Lawrence, who was born in North Queensland, at Mackay, and played junior football in South Australia, was 26 when he made his first-grade debut for the Titans in June, 2011. He played 18 games for that club.

Now 28, Lawrence has played in all seven games for the Sea Eagles this season and is racking up impressive statistics on a weekly basis in a run of form that proves the club’s decision to recruit him was an inspired one.

Lawrence opened the season with 41 minutes on the field in the 22-14 win over the Broncos, when he ran for 105 metres and made 34 tackles, and his consistency since then has been tremendous.

He racked up 126 metres and 20 tackles in the 32-0 win over the Knights in the second round, and began to get other elements of his game going in that match as well. Lawrence had one offload against the Knights and has come up with five more since then. He also has one line-break.

In Round 3 against the Titans, when the Sea Eagles lost 16-14, Lawrence made 85 metres and 39 tackles in his 46 minutes. Next up, in the 26-0 win over the Tigers, Lawrence had his biggest chunk of game-time yet – 55 minutes. And he made the most of it, registering 135 metres and 38 tackles.

Lawrence played for 49 minutes of the 20-6 win over the Bulldogs, for 137 metres and 29 tackles, and 46 minutes in the 25-18 win over the Sharks, for 128 metres and 21 tackles.

The Sea Eagles were beaten in their most recent game, 20-12 by the Rabbitohs. Lawrence played for 41 minutes that time, making 86 metres and 33 tackles.

“It doesn’t matter what age you are when you start playing first grade, it matters how good you are,” Williams said. “Brenton was born in Queensland and his family travelled around a lot when he was a kid, but now he has arrived at our club and he’s doing very well.

“We’ve got a few new forwards who are doing a terrific job.
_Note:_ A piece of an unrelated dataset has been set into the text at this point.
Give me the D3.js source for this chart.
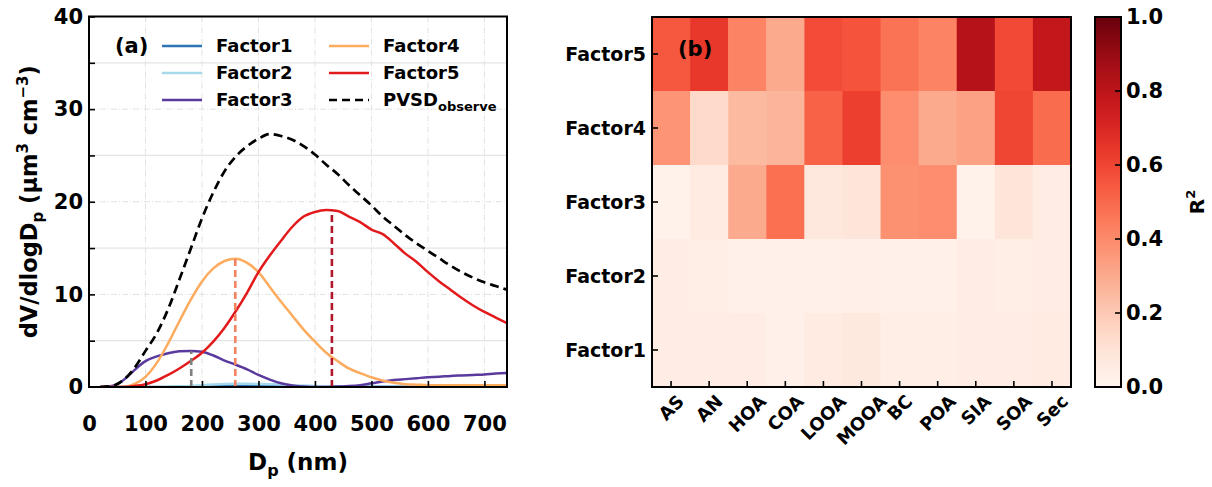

We lost a few good forwards at the end of last season, but Justin Horo and the ‘Ginger Ninja’ – Tom Symonds – have come in, along with Brenton, and filled the holes superbly.

“I think the way the forwards have dominated for us this year has been one of the biggest improvements the team has made. They get things started. The drive in attack and the force in defence that the team has shown is second to none, in my opinion.

“The guys who are creating space with the work they’re doing in the middle of the park are making opportunities for the guys out wide in the backline, and also for ‘Snake’ (fullback Brett Stewart) when he looks for opportunities to run off teammates down the centre.

“We’re finding space and we’re doing things with it. Hopefully, it will keep working that way.”